• Data:
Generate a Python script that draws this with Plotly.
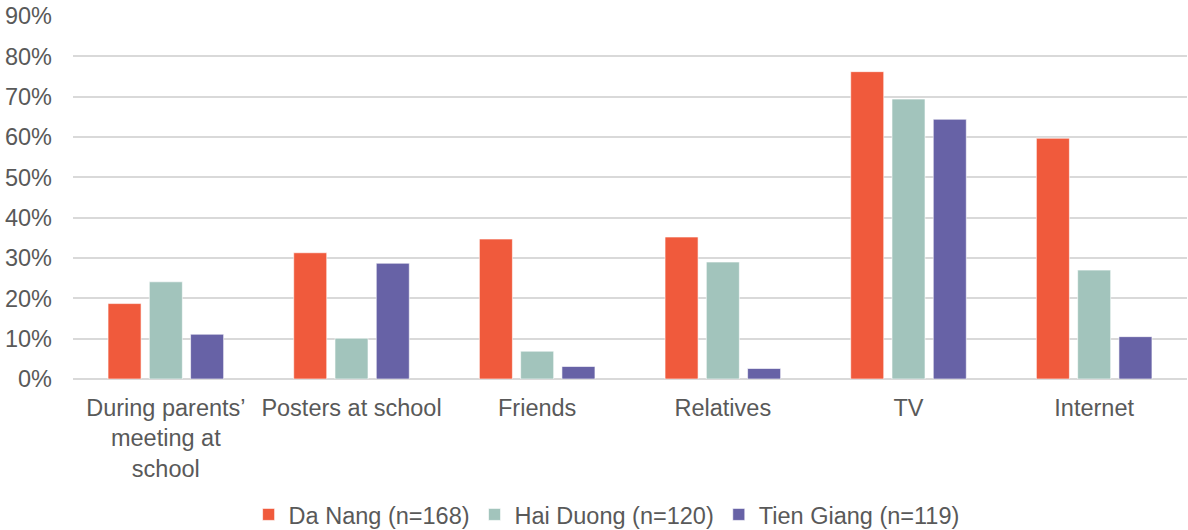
import plotly.graph_objects as go

categories = ["During parents’<br>meeting at<br>school", "Posters at school", "Friends", "Relatives", "TV", "Internet"]
da_nang = [18.7, 31.3, 34.7, 35.2, 76.2, 59.7]
hai_duong = [24.1, 10.1, 6.9, 29.0, 69.4, 27.0]
tien_giang = [11.1, 28.7, 3.1, 2.6, 64.4, 10.5]
series_names = ["Da Nang (n=168)", "Hai Duong (n=120)", "Tien Giang (n=119)"]
colors = ["#F05A3C", "#A2C4BC", "#6762A6"]
tick_vals = [0, 10, 20, 30, 40, 50, 60, 70, 80, 90]
tick_text = [f"{v}%" for v in tick_vals]

FONT = "Liberation Sans, Arial, sans-serif"
TXT = "#595959"

fig = go.Figure()
for name, vals, col in zip(series_names, [da_nang, hai_duong, tien_giang], colors):
    fig.add_trace(go.Bar(
        x=categories, y=vals, name=name,
        marker=dict(color=col, line=dict(color="rgba(255,255,255,0.6)", width=1)),
    ))

fig.update_layout(
    width=1188, height=530,
    margin=dict(l=73, r=1, t=15.5, b=151, pad=0, autoexpand=False),
    paper_bgcolor="white", plot_bgcolor="white",
    barmode="group", bargap=0.333, bargroupgap=0.2,
    font=dict(family=FONT, size=23.5, color=TXT),
    showlegend=True,
    legend=dict(orientation="h", x=0.479, xanchor="center",
                yref="container", y=0.029, yanchor="middle",
                font=dict(size=23.5, color=TXT), itemwidth=30, traceorder="normal",
                bgcolor="rgba(0,0,0,0)"),
    xaxis=dict(showgrid=False, showline=False, zeroline=False, ticks="",
               ticklabelstandoff=12, automargin=False,
               tickfont=dict(size=23.5, color=TXT)),
    yaxis=dict(range=[0, 90], tickvals=tick_vals, ticktext=tick_text,
               showgrid=True, gridcolor="#D9D9D9", gridwidth=1.5,
               zeroline=True, zerolinecolor="#D9D9D9", zerolinewidth=1.5,
               showline=False, ticks="", ticklabelstandoff=20, automargin=False,
               tickfont=dict(size=23.5, color=TXT)),
)

fig.write_html("out.html")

• Problem description:
Would you set down the listing exactly, omitting pictures?

• Result of this task:
Generate a Python script that draws this with Plotly.
import plotly.graph_objects as go

categories = ["During parents’<br>meeting at<br>school", "Posters at school", "Friends", "Relatives", "TV", "Internet"]
da_nang = [18.7, 31.3, 34.7, 35.2, 76.2, 59.7]
hai_duong = [24.1, 10.1, 6.9, 29.0, 69.4, 27.0]
tien_giang = [11.1, 28.7, 3.1, 2.6, 64.4, 10.5]
series_names = ["Da Nang (n=168)", "Hai Duong (n=120)", "Tien Giang (n=119)"]
colors = ["#F05A3C", "#A2C4BC", "#6762A6"]
tick_vals = [0, 10, 20, 30, 40, 50, 60, 70, 80, 90]
tick_text = [f"{v}%" for v in tick_vals]

FONT = "Liberation Sans, Arial, sans-serif"
TXT = "#595959"

fig = go.Figure()
for name, vals, col in zip(series_names, [da_nang, hai_duong, tien_giang], colors):
    fig.add_trace(go.Bar(
        x=categories, y=vals, name=name,
        marker=dict(color=col, line=dict(color="rgba(255,255,255,0.6)", width=1)),
    ))

fig.update_layout(
    width=1188, height=530,
    margin=dict(l=73, r=1, t=15.5, b=151, pad=0, autoexpand=False),
    paper_bgcolor="white", plot_bgcolor="white",
    barmode="group", bargap=0.333, bargroupgap=0.2,
    font=dict(family=FONT, size=23.5, color=TXT),
    showlegend=True,
    legend=dict(orientation="h", x=0.479, xanchor="center",
                yref="container", y=0.029, yanchor="middle",
                font=dict(size=23.5, color=TXT), itemwidth=30, traceorder="normal",
                bgcolor="rgba(0,0,0,0)"),
    xaxis=dict(showgrid=False, showline=False, zeroline=False, ticks="",
               ticklabelstandoff=12, automargin=False,
               tickfont=dict(size=23.5, color=TXT)),
    yaxis=dict(range=[0, 90], tickvals=tick_vals, ticktext=tick_text,
               showgrid=True, gridcolor="#D9D9D9", gridwidth=1.5,
               zeroline=True, zerolinecolor="#D9D9D9", zerolinewidth=1.5,
               showline=False, ticks="", ticklabelstandoff=20, automargin=False,
               tickfont=dict(size=23.5, color=TXT)),
)

fig.write_html("out.html")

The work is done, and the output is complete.